Introduction
The last 15 years the attention of material scientists is drawn to the
world of 2D materials in particular to find candidates for spin-related
applications. Heterostructure based on Me-porphyrin deposited on 2D
materials can be found very promising because of variety of possible
spin states and their low degeneracy with large distance between
metallic centres preventing chemical interactions of the ions together
with possible quantum entanglement of close to degeneracy localized spin
states.
Graphene is one of the most popular planar material due to high charge
carrier mobility, low hyperfine interaction as well as low intrinsic
spin-orbital interaction.1 Due to its unique
electronic structure (e.g. Dirac cone presence) graphene is a very
promising material for spintronics applications.
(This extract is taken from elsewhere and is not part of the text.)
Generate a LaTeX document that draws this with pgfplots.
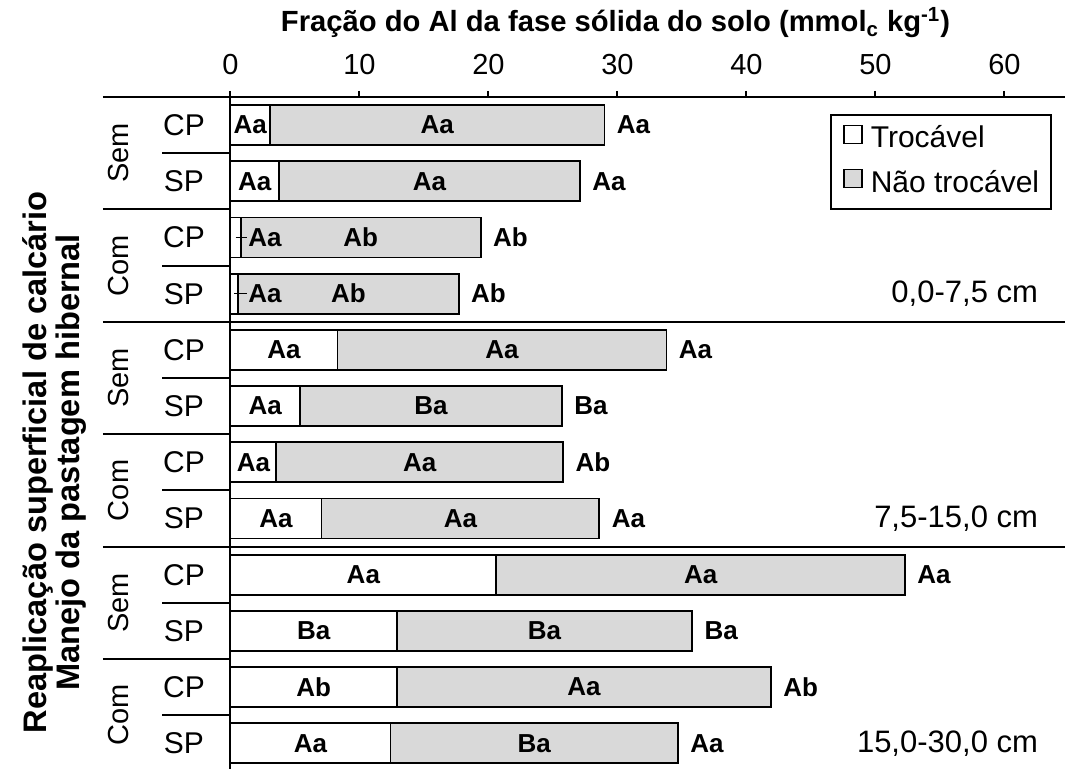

Taking into account the
absence of spin-polarization, graphene can play a significant role as a
part of novel heterostructures being the material that do not change the
magnetic properties of other components allowing advanced transport
properties.2 Interfaces based on graphene/hBN
have mobilities and carrier inhomogeneities that are almost an order of
magnitude higher than devices based on
SiO2.3,4 Due to simplicity of
fabrication and opportunity to synthesize high-squared sheets, graphene
is going to be the most popular material related to electronics in near
future.5
A strong band gap dependence of narrow armchair graphene nanoribbons
(AGNR) upon the edge effectswas demonstrated. 6–8 It
was found that the band gap decreases almost inversely upon the
effective widths of the ribbons until reaching a vanishing value for 2
nm width nanoribbons.6,7,9,10 The AGNR lattices belong
to three groups of width-dependent small, medium, and large energy band
gaps with N = 3p + 2, 3p + 1, and 3p , respectively,
where p is a positive integer equal to the number of carbon
dimers oriented perpendicular to the ribbon. 7,9,10 In
fact, for p =11 (AGNR-11) the number of hexagonal rings
perpendicular to the main axis of ribbon is equal to 9. The AGNR-11
satisfactory reproduces the electronic structure of graphene (close to
zero narrow band gap of 0.05 eV with band structure resembles Dirac
cone) in the vicinity of the Fermi level.6–8,10
Porphyrin belongs to a rich family of organic molecules that are of
great interest in chemistry and physics. Due to presence of the active
site in the centre of the molecule it can be filled by different
transition metal (TM) ions. The TM-porphyrin complexes (TMP) demonstrate
wide variety of spin and electronic properties.11,12The TM ions (Fe, Mg, Co) implemented in porphyrin determine particular
biological roles in living cells forming the hemes, the chlorophylls and
the cobalamins.13 Graphene-based heterostructures with
absorbed molecules with non-zero spin-polarized open shell electronic
structure gain popularity in recent years.14,15Spin-polarized molecules in contact with graphene constitute a
tantalizing approach towards organic spin electronics because of the
reduced conductivity mismatch at the interface15,16and high catalytic activity17. TMP/AGNR weakly bounded
complexes may be considered as promising heterostructures for
spin-related and quantum applications.
There are a lot of publications devoted to Me-porphyrin
properties18,19, but the question about the migration
pathway of the complexes on graphene surface is still open. Keeping in
mind isotropic structure, flat potential energy profile and passivity of
graphene surface, one can consider rotation and migration degrees of
freedom of Me-porphyrin complexes on it. This paper is aimed to shed a
light at the migration and rotation pathways of Fe-porphyrin (FeP) at
AGNR surface, to determine the spin states of Fe ion in FeP complex
(FeP/AGNR), and to locate its favourable coordinations relatively AGNR
and to characterize migration potential energy pathways.